▶ _EXERCISE BRIEF_
Select each line where the word "this" appears.

▶ _SUPPLIED RECORDS_
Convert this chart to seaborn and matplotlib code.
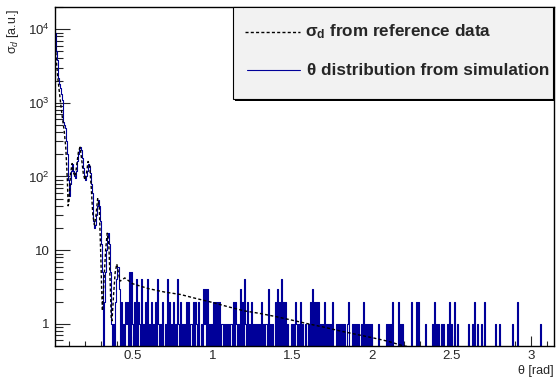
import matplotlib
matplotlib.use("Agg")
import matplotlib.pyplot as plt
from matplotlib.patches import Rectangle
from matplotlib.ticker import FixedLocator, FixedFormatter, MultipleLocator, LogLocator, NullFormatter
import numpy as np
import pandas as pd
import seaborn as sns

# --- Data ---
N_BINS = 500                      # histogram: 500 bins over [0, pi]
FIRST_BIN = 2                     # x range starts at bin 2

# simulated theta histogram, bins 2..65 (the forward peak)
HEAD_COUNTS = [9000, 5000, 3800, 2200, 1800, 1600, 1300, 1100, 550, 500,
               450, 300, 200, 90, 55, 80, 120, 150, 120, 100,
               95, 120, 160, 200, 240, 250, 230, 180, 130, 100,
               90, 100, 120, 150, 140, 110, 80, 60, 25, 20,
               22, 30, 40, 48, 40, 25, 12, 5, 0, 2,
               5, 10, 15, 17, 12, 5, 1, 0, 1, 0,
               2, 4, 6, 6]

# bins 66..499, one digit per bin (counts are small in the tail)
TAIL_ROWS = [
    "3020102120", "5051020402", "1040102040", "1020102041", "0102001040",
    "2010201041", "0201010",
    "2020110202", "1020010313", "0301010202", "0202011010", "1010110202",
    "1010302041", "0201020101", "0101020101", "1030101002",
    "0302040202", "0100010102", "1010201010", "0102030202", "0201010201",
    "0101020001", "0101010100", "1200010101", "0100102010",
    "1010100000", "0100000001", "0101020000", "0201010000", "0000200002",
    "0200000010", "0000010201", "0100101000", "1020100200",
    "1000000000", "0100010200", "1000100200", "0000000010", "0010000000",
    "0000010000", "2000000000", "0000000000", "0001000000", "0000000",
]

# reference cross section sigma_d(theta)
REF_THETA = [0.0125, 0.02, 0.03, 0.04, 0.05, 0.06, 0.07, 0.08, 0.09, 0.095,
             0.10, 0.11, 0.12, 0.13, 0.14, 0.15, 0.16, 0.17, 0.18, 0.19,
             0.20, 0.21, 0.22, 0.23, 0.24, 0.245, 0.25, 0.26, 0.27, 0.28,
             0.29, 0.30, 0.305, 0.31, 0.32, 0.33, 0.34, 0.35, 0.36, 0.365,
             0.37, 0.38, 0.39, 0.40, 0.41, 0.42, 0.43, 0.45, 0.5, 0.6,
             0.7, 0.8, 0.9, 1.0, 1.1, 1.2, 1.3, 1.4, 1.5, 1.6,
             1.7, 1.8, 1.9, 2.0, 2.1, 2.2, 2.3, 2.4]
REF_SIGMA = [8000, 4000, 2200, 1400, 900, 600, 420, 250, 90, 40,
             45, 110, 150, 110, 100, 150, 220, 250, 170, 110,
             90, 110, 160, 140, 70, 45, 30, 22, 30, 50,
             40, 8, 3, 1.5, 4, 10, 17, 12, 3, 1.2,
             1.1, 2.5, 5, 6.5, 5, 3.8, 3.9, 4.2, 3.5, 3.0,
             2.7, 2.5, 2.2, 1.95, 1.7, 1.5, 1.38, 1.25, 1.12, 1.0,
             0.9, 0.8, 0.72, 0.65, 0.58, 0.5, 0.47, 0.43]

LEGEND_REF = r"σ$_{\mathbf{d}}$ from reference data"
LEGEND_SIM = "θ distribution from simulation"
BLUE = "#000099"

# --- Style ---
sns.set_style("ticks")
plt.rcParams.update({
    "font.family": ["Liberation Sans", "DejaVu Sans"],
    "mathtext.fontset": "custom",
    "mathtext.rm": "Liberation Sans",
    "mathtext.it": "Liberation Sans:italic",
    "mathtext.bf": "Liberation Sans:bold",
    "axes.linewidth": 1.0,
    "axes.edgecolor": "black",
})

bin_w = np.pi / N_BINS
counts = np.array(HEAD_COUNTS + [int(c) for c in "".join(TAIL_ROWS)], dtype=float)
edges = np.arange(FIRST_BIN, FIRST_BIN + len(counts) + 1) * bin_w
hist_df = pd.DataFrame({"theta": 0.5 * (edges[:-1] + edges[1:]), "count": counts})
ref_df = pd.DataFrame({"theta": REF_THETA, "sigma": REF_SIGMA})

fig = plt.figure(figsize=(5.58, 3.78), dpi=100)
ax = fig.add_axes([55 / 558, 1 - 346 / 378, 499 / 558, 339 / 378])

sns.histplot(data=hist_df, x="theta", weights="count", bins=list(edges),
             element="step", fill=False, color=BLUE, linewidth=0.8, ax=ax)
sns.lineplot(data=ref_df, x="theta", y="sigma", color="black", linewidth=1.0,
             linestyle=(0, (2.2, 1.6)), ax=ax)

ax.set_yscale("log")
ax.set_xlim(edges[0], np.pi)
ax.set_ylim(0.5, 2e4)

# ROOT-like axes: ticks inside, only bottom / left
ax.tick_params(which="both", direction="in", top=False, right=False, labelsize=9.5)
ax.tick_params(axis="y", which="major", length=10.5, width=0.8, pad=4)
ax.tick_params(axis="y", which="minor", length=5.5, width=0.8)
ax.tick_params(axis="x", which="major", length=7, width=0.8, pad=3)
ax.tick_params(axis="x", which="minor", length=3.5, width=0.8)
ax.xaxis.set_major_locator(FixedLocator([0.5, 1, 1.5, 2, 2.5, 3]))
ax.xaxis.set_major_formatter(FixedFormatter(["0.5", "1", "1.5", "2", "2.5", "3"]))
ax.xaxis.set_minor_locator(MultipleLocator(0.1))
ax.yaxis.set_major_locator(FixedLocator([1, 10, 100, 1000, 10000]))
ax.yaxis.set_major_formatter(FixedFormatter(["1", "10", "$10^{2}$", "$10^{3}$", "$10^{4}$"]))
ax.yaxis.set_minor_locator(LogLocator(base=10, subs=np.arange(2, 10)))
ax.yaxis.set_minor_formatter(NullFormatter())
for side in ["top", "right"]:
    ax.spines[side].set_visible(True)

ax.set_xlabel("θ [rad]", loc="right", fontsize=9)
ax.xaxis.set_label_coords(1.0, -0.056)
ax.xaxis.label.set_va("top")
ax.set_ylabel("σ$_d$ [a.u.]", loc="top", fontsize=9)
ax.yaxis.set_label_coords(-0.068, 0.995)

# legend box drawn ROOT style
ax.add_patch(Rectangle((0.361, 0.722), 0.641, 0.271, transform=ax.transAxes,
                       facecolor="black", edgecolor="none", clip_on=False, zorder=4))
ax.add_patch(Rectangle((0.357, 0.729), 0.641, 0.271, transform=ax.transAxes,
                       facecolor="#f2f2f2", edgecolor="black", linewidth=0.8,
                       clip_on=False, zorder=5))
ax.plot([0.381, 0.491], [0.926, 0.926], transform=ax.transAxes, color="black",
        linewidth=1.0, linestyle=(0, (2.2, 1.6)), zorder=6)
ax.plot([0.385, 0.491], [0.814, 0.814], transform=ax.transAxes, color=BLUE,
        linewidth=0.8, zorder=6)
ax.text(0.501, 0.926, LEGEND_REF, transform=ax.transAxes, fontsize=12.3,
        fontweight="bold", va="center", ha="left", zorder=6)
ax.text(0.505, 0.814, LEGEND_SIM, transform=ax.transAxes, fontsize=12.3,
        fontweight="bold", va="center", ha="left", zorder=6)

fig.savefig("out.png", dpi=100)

--

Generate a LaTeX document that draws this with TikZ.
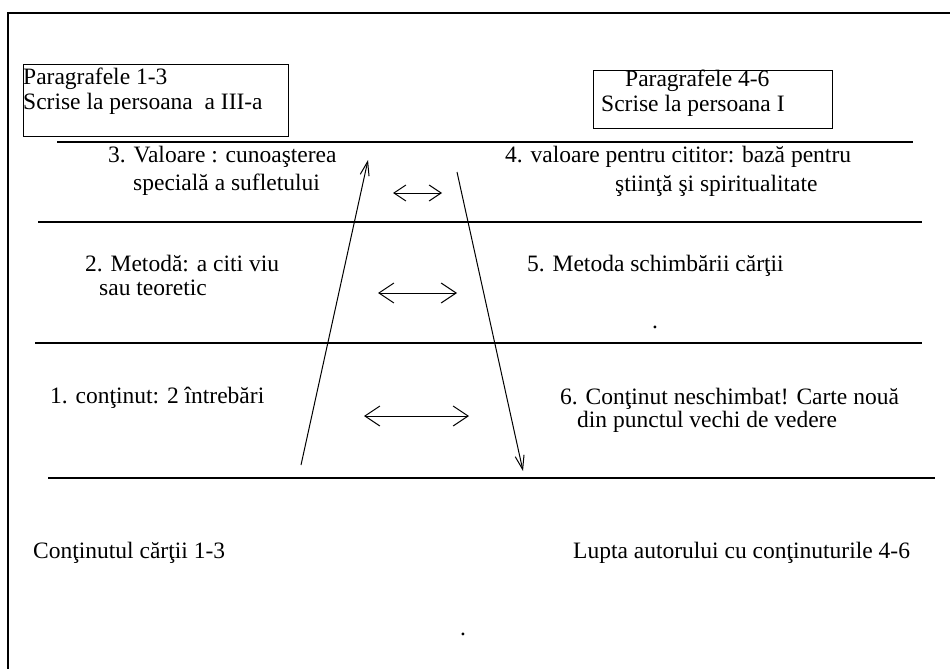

▶ _FULL SOLUTION_
Convert this chart to seaborn and matplotlib code.
Generate a LaTeX document that draws this with TikZ.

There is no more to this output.